12 August 2014

How far (if at all) is it possible to protect Innovation in Financial Technology?

Head office of the Yorkshire Bank
Photo Wikipedia




















Although only three British companies were listed in the 2013 FinTech 100 rankings compared to 10 from India and many more from the USA our government aspires to make this country the world leader in financial technology (see "Plan to make Britain global centre of financial innovation set out by government" 6 Aug 2014). With over 42,000 people employed in the financial services in 2012 Leeds hopes to develop a local financial technology industry. As part of the International Economic Conference that took place shortly before the start of the Tour de France, Pinsent Masons hosted a half day seminar called "At the Forefront of FinTech" to discuss the opportunities for fintech businesses in the City Region. On 16 July 2014 the dotForge accelerator announced plans to set up the first fintech accelerator outside London in Leeds ("New “fintech” accelerator for Leeds" 16 July 2014 Yorkshire Post).

In Fintech The UK’s unique environment for growth UK Trade and Investment listed several advantages for the UK:
"– the presence of a large and technologically sophisticated customer base
– London’s position as a world-leading centre for financial services
– good availability of business capital
– a supportive regulatory approach
– excellent financial services infrastructure, and
– London’s position as a global trading hub."
All that is very true but the UK does suffer one important disadvantage in relation to its global competitors which is that it is very difficult to protect investment in the development of financial technology in this country.

The problem is that s.1 (2) of the Patents Act 1977 declares that
"the following (among other things) are not inventions for the purposes of this Act, that is to say, anything which consists of -
(a) a discovery, scientific theory or mathematical method;
(b) a literary, dramatic, musical or artistic work or any other aesthetic creation whatsoever;
(c) a scheme, rule or method for performing a mental act, playing a game or doing business, or a program for a computer;
(d) the presentation of information......"
Much of the technology used in the financial services industry are computer programs. methods of doing business or the presentation of information.

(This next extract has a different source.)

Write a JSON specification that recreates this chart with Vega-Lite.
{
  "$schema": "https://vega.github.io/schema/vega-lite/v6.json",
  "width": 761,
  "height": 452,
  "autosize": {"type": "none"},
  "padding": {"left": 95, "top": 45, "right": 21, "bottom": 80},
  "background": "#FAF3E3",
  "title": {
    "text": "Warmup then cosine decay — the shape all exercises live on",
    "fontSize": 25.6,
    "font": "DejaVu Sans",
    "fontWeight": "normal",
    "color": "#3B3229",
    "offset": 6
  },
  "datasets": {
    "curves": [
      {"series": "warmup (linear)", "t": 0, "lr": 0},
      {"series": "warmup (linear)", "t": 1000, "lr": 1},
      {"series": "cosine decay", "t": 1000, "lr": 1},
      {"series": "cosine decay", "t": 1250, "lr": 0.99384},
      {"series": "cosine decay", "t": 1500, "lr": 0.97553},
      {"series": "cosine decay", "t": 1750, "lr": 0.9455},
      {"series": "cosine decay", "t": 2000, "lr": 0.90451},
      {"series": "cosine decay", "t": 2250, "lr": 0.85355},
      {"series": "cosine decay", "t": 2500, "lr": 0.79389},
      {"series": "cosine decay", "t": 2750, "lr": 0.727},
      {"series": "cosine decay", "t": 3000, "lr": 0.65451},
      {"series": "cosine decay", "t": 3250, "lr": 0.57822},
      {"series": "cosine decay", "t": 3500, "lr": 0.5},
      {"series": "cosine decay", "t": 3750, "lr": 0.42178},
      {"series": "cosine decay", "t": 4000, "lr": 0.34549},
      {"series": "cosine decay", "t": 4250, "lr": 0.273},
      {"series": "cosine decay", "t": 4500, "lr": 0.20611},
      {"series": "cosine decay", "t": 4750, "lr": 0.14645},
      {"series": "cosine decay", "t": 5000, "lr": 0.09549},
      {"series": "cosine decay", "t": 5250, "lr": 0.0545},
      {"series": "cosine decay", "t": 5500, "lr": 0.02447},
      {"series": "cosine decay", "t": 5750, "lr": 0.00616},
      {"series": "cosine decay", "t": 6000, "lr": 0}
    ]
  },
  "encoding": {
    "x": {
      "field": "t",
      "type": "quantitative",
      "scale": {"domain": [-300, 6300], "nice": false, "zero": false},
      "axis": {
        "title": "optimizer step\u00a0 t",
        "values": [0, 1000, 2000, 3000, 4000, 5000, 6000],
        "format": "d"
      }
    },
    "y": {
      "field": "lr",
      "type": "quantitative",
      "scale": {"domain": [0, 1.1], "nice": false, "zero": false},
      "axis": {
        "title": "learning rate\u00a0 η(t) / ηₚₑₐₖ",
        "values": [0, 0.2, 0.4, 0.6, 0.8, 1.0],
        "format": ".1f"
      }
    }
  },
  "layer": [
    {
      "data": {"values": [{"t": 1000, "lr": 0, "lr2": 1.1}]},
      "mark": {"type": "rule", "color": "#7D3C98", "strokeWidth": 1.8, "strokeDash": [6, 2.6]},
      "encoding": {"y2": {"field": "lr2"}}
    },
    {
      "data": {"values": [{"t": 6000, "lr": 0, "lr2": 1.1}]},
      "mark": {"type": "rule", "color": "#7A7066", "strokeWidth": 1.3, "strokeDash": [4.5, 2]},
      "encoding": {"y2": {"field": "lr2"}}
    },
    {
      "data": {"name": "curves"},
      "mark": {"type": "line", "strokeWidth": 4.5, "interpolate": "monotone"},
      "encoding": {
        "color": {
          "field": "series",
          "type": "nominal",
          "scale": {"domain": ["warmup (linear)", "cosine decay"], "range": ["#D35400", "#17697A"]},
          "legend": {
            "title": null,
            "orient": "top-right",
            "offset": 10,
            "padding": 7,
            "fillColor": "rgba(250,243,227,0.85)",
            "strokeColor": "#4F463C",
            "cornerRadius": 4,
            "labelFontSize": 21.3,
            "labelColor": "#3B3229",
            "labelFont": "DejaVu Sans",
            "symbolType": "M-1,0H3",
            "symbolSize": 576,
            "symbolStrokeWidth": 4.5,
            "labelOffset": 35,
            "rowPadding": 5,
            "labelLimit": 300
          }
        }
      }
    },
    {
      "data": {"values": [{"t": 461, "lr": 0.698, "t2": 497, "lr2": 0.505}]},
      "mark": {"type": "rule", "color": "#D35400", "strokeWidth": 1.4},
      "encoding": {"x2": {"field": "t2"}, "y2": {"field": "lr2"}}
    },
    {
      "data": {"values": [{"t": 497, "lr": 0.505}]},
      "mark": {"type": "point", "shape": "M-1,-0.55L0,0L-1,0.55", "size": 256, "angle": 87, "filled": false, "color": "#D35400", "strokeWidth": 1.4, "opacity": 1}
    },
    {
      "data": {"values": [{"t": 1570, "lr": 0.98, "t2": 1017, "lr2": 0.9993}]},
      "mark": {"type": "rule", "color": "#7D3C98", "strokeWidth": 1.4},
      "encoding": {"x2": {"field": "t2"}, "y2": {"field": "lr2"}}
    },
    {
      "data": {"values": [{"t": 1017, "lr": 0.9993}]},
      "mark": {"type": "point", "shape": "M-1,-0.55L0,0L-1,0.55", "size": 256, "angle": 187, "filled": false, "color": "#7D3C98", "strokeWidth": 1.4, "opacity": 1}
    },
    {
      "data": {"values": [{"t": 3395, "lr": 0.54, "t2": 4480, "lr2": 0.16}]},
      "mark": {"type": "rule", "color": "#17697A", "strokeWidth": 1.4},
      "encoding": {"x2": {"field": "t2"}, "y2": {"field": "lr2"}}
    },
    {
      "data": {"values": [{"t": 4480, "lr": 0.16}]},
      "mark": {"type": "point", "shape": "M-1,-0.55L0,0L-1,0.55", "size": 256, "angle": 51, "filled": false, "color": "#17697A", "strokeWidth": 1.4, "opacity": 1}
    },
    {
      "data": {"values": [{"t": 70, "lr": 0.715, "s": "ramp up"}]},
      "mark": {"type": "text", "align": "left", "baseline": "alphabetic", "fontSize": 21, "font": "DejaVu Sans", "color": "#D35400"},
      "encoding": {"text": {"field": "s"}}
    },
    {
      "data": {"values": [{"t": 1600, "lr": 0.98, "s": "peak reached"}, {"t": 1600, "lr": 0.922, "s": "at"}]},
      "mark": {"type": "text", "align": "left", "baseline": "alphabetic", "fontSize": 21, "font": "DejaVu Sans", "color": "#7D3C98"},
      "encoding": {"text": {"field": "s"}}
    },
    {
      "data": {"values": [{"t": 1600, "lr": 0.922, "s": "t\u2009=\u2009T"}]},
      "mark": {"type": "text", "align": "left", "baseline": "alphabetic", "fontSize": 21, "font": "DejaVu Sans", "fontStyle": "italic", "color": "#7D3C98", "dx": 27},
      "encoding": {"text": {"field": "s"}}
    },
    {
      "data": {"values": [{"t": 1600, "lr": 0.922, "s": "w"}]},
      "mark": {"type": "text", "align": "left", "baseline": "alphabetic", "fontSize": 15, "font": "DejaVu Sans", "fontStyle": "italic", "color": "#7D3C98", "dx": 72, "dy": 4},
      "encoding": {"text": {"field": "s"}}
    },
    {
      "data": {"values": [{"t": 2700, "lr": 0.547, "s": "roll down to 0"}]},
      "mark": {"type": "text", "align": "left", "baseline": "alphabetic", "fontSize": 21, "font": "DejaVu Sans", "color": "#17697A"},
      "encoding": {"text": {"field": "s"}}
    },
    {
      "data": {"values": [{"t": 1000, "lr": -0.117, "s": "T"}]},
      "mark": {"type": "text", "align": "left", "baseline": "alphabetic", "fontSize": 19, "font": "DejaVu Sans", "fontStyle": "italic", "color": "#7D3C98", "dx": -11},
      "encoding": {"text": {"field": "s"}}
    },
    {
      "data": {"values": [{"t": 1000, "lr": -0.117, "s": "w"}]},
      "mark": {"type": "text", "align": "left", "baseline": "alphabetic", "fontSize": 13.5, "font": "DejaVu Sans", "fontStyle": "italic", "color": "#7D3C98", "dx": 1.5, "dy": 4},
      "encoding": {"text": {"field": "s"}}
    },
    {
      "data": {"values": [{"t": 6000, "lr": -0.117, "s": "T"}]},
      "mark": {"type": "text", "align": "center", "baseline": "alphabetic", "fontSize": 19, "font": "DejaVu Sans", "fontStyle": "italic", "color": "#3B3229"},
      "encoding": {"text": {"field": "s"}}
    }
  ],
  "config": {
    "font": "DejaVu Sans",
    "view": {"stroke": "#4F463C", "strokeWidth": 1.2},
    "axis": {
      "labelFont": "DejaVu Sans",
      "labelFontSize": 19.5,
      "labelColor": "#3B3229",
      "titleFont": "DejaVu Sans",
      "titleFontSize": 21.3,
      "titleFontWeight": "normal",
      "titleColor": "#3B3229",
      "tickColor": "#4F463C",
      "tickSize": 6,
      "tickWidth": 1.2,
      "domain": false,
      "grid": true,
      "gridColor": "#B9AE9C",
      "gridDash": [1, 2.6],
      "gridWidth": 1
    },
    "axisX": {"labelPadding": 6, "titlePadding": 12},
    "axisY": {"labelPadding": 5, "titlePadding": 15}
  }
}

These exceptions are themselves subject to the following proviso:
"but the foregoing provision shall prevent anything from being treated as an invention for the purposes of this Act only to the extent that a patent or application for a patent relates to that thing as such."
Those words - particularly the last two - enable a skilful patent attorney occasionally to draft a specification for a software implemented invention that can be patented but that is not possible for all such inventions. Other countries that are party to the European Patent Convention which include all our EU competitors have similar statutory exclusions as their laws like ours have to correspond to art 52 (2) and (3) of the Convention; but there are no similar statutory exclusions in American, Chinese, Indian, Japanese or Korean patent legislation.

In his  speech at the launch of the new trade body for FinTech, 'Innovate Finance' 6 Aug 2014 the Chancellor of the Exchequer said:
"We’re introducing the right tax regime for this new industry.
  • With major new incentives to encourage investment in start-ups
  • Patent Box, so that if you invent in the UK you only pay 10% on those profits
  • and now we will allow peer-to-peer lending in ISAs."
The exclusion of many software implemented inventions from patent protection renders nugatory at least one of the incentives to innovation that the Chancellor of the Exchequer announced in his. Without a patent nobody can take advantage of the patent box.

In Digital Opportunity A review of Intellectual Property and Growth Prof, Hargreaves advised the government to
"work to ensure patents are not extended into sectors, such as non-technical computer programs and business methods, which they do not currently cover, without clear evidence of benefit."
 HMG accepted that recommendation without demur in The Government Response to the Hargreaves  Review of Intellectual Property and Growth:
"The Government will resist extensions of patents into sectors which are currently excluded unless there is clear evidence of a benefit to innovation and growth from such extension."
There was no debate on the legal protection of financial technology during the passage of the Intellectual Property Bill through Parliament not even any detailed discussion of the topic during the extensive consultation on the implementation of Hargreaves' recommendations.

If they can't protect financial technology with patents then the new businesses that the Chancellor hopes to encourage including any that may be set up in Leeds will have to rely on other intellectual property rights. Traditionally software houses have relied on copyright and trade secrecy to protect their technology but that does not work terribly well with free open source software and decisions such as the judgment of the Court of Justice of the European Union in C-406/10 SAS Institute Inc v World Programming Ltd  [2012] WLR(D) 131, [2012] EUECJ C-406/10, [2013] BUS LR 941 do not help. That leaves trade marks that protect a business's brand but not its technology and the advantage of being first in the field.

In the USA there is extensive discussion on intellectual property protection of financial technology (see for example the slides for Wilmer Hale's webinar What Should Financial Institutions and FinTech Companies Be Doing?  6 March 2013 but I struggle to find similar discussion here. If I were a business angel or manager of a private equity fund I am not sure that I would be particularly happy with that.